Abington ends merger talks with Holy Redeemer

    The deal is off. Montgomery County’s Abington Health and Holy Redeemer Health System announced Wednesday they’ve halted talks on a proposed merger.

    Last week, Abington Health officials said they would stop providing abortion care under the proposed partnership with Holy Redeemer.

    Hospital executives aren’t talking, but issued a written statement: “Together we had a bold vision that we believe would have served our community well. While we are disappointed, we believe this decision is in the best interest of both organizations.”

    Amelia McLennan, an OB-GYN resident at Abington, is celebrating.

    After an early morning meeting last week, leaders on the medical staff asked the hospital board to reconsider.

    “They tried to emphasize that the contract that was being formulated would stipulate that essentially all other reproductive health wouldn’t change,” McLennan said. “But we certainly had a strong fear, and we think realistic fear, based on similar situations in other hospital mergers that there was a threat down the line the more of our medical privileges would be restricted, and more of our medical services would be cut.”

    McLennan says most of her colleagues opposed the merger.

    “They told us that they got hundreds and hundreds of letters from community members, people threatening to take their entire family’s care away from Abington and go to other hospitals,” she said. “Donors wrote in and called in and threatened to withdraw their donations.”

    Gynecologist David Toub is not connected to either hospital, but lives in nearby Wyncote, Pa. He said Holy Redeemer is the wrong partner for Abington, but a good hospital.

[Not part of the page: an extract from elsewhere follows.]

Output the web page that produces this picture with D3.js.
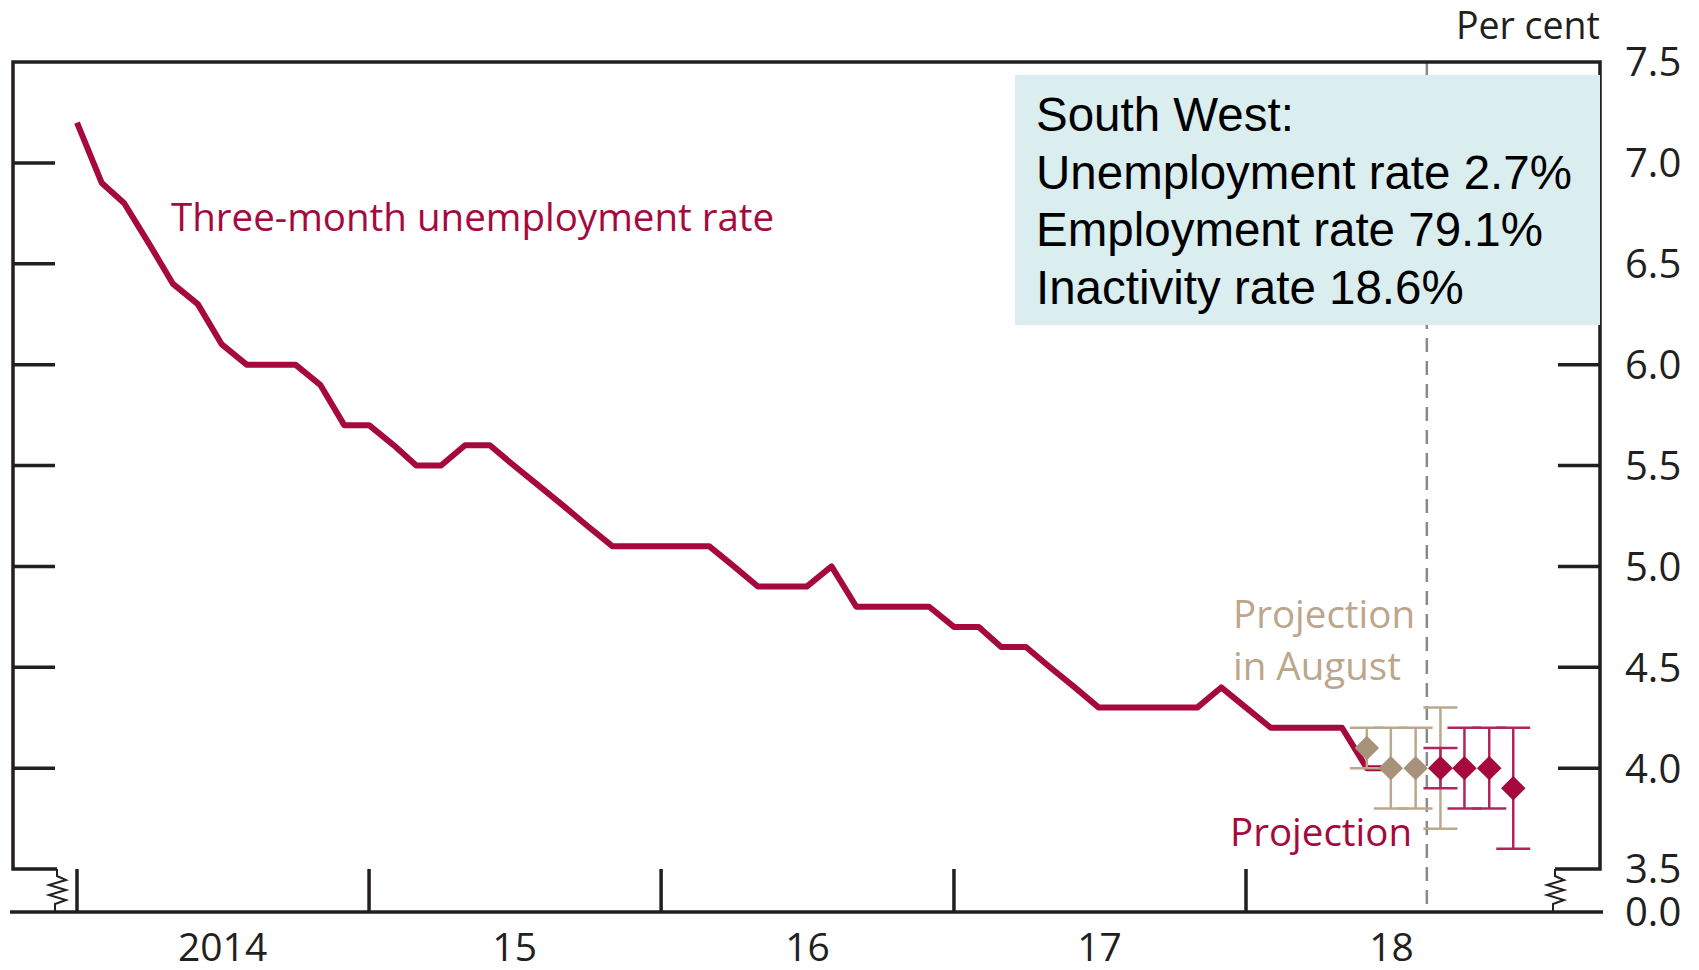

    “My kids go there to a great pediatric practice,” Toub said. “I have to remind myself that it’s a Catholic hospital. It’s not at all, very in your face, in that regard, to their credit. However, they still have their red lines and abortion is a very big red line for them.”

    Toub was among a group of health workers, attorneys and residents who organized to stop the partnership.

    “This shows that social networking and a just cause, and a lot of community activism with a lot of good people working on something they feel passionate about, have that power to actually change things,” he said.

    Toub said he’s no health economist, but that Abington is likely still looking for a good match.

    “In order to position themselves for the future, regardless of their financial health now, they needed to join forces,” Toub said. “Besides the usual economies of scale that you get from a merger. There were certain services that Holy Redeemer provides — and truthfully provides very well — in terms of long-term care, and hospice care, where Abington didn’t have enough skin in the game.”